Artemis I is the first stage of NASA’s new lunar exploration programme, which aims ultimately to establish a long-term presence on the Moon’s surface.
More than 50 years after the Apollo Moon landing, NASA is getting ready to go back there.
The Artemis I mission was scheduled to lift off from the Kennedy Space Center in the US state of Florida, during a two-hour window that opened at 8:33am EDT (12:33 GMT), on Monday, August 29. However, due to an issue with engine number three, the launch was scrubbed.
The next launch opportunity is this Friday, September 2 at 12:48pm EDT (17:48 GMT). NASA will live stream the launch on YouTube.
Artemis I is the first stage of NASA’s new lunar exploration programme, which has the ultimate goal of establishing a long-term presence on the Moon’s surface.
NASA’s most powerful rocket ever produced will propel the unmanned Orion spacecraft to the Moon at a speed of 39,400km/h (24,500mph).
If all goes well, astronauts could strap in as soon as 2024 for a lap around the Moon, with NASA aiming to land two people on the lunar surface by the end of 2025.
Orion’s flight is supposed to last six weeks from its Florida liftoff to the Pacific splashdown. This extra-long mission – twice as long as astronaut trips – is designed to test and tax all systems.
It will take nearly a week to reach the Moon, 386,000km (240,000 miles) away. After whipping closely around the Moon, the capsule will use the Moon’s gravity to swing out and enter a distant orbit with a far point of 61,000km (38,000 miles). That will put Orion 450,000km (280,000 miles) from Earth, farther than Apollo, which was at 400,727km (249,000 miles)
The big test comes at the mission’s end, as Orion hits the atmosphere at 40,000km/h (25,000mph) on its way to a splashdown in the Pacific. The speed of re-entry will generate an intense amount of heat, which will test the capsule’s heat shield.
The heat shield uses the same material as the Apollo capsules to withstand reentry temperatures of 2,750 degrees Celsius (5,000 degrees Fahrenheit).

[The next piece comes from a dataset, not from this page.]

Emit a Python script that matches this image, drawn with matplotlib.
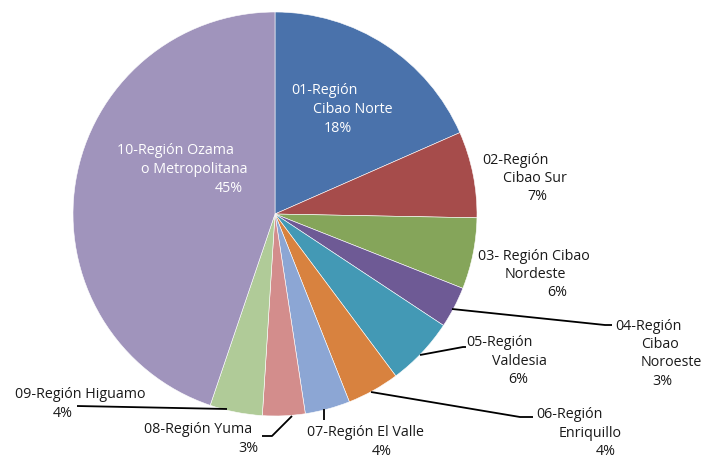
import matplotlib.pyplot as plt

# data
regiones = ['01-Región Cibao Norte', '02-Región Cibao Sur', '03- Región Cibao Nordeste',
            '04-Región Cibao Noroeste', '05-Región Valdesia', '06-Región Enriquillo',
            '07-Región El Valle', '08-Región Yuma', '09-Región Higuamo',
            '10-Región Ozama o Metropolitana']
porcentajes = [18.4, 6.9, 5.7, 3.3, 5.5, 4.2, 3.6, 3.4, 4.2, 44.8]
colores = ['#4a72ab', '#a64c4b', '#85a55a', '#6e5a95', '#4399b5',
           '#d8823f', '#8ca6d4', '#d38d8c', '#b0cb98', '#a094bc']

# how each label wraps in the picture
lineas = [['01-Región', 'Cibao Norte'], ['02-Región', 'Cibao Sur'],
          ['03- Región Cibao', 'Nordeste'], ['04-Región', 'Cibao', 'Noroeste'],
          ['05-Región', 'Valdesia'], ['06-Región', 'Enriquillo'],
          ['07-Región El Valle'], ['08-Región Yuma'], ['09-Región Higuamo'],
          ['10-Región Ozama', 'o Metropolitana']]

# layout (pixel coords, y from top): left x of each line, y of first line
pos_x = [[291, 313, 324], [482, 503, 527], [478, 505, 547], [615, 641, 641, 652],
         [466, 492, 508], [536, 559, 596], [307, 372], [144, 238], [15, 53],
         [117, 141, 215]]
pos_y = [91, 160, 256, 326, 343, 415, 433, 430, 395, 151]
dy = 18.5

W, H = 706, 456
cx, cy, r = 275, 215, 202

plt.rcParams['font.family'] = ['Open Sans', 'DejaVu Sans']
fig = plt.figure(figsize=(W / 100, H / 100), dpi=100)
ax = fig.add_axes([0, 0, 1, 1])

wedges, _ = ax.pie(porcentajes, colors=colores, startangle=90, counterclock=False,
                   center=(cx, H - cy), radius=r,
                   wedgeprops=dict(edgecolor='white', linewidth=0.4))
ax.set_xlim(0, W)
ax.set_ylim(0, H)
ax.set_aspect('equal')
ax.axis('off')

for i, lns in enumerate(lineas):
    col = 'white' if i in (0, 9) else '#1a1a1a'
    txt = lns + ['%.0f%%' % porcentajes[i]]
    for j, t in enumerate(txt):
        ax.text(pos_x[i][j], H - (pos_y[i] + j * dy), t, fontsize=10.3, color=col,
                ha='left', va='center')

# leader lines
guias = {3: [(452, 310), (605, 326), (612, 326)],
         4: [(420, 356), (463, 348), (466, 348)],
         5: [(371, 393), (520, 418), (533, 418)],
         6: [(324, 410), (324, 421)],
         7: [(292, 417), (272, 437), (262, 437)],
         8: [(227, 410), (77, 407)]}
for k, pts in guias.items():
    ax.plot([p[0] for p in pts], [H - p[1] for p in pts], color='black', lw=1.3,
            solid_capstyle='butt')

fig.savefig('out.png', dpi=100)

But the advanced design anticipates the faster, hotter returns by future Mars crews. The mission is supposed to be the first step towards a sustained programme of human exploration of the Moon, Mars, and beyond, according to John Logsdon, a professor emeritus at the Space Policy Institute at George Washington University.
According to NASA, it is “going back to the Moon for scientific discovery, economic benefits, and inspiration for a new generation of explorers”.
With the Artemis’s missions, NASA plans to land the first woman and the first person of colour on the Moon.
Besides three test dummies, the flight has a slew of stowaways for deep space research.
Ten shoebox-sized satellites called CubeSats, carried inside the rocket, will pop off once Orion is hurtling towards the Moon. They will conduct a range of science experiments and technology demonstrations in deep space.
The Orion will carry a few slivers of Moon rocks collected by Apollo 11′s Neil Armstrong and Buzz Aldrin in 1969, and a bolt from one of their rocket engines, salvaged from the sea 10 years ago.
More than 50 years later, Apollo still stands as NASA’s greatest achievement.
Twelve Apollo astronauts walked on the moon from 1969 through 1972, staying no longer than three days at a time. For Artemis, NASA will be drawing from a diverse astronaut pool currently numbering 42 and is extending the time crews will spend on the moon to at least a week.
Using 1960s technology, NASA took just eight years to go from launching its first astronaut, Alan Shepard, to landing Neil Armstrong and Buzz Aldrin on the Moon.
By contrast, Artemis, named after Apollo’s mythological twin sister, has already been in the works for more than 10 years and is estimated to cost $93bn by 2025.
Since 1958, there have been 70 successful and partially successful missions by six nations to the Moon. A further 41 flights were not successful, according to NASA’s archive.
During the 1950s, 1960s and 1970s, the US and USSR were the only countries that attempted missions to the Moon. Between them, the two Cold War rivals attempted at least 90 Moon missions, 40 of which were unsuccessful.
During the 1980s, no lunar missions were launched.
In 1990, Japan joined the space race with its Hiten Orbiter.
In the 2000s, China, India and the European Space Agency launched their first successful missions to the Moon.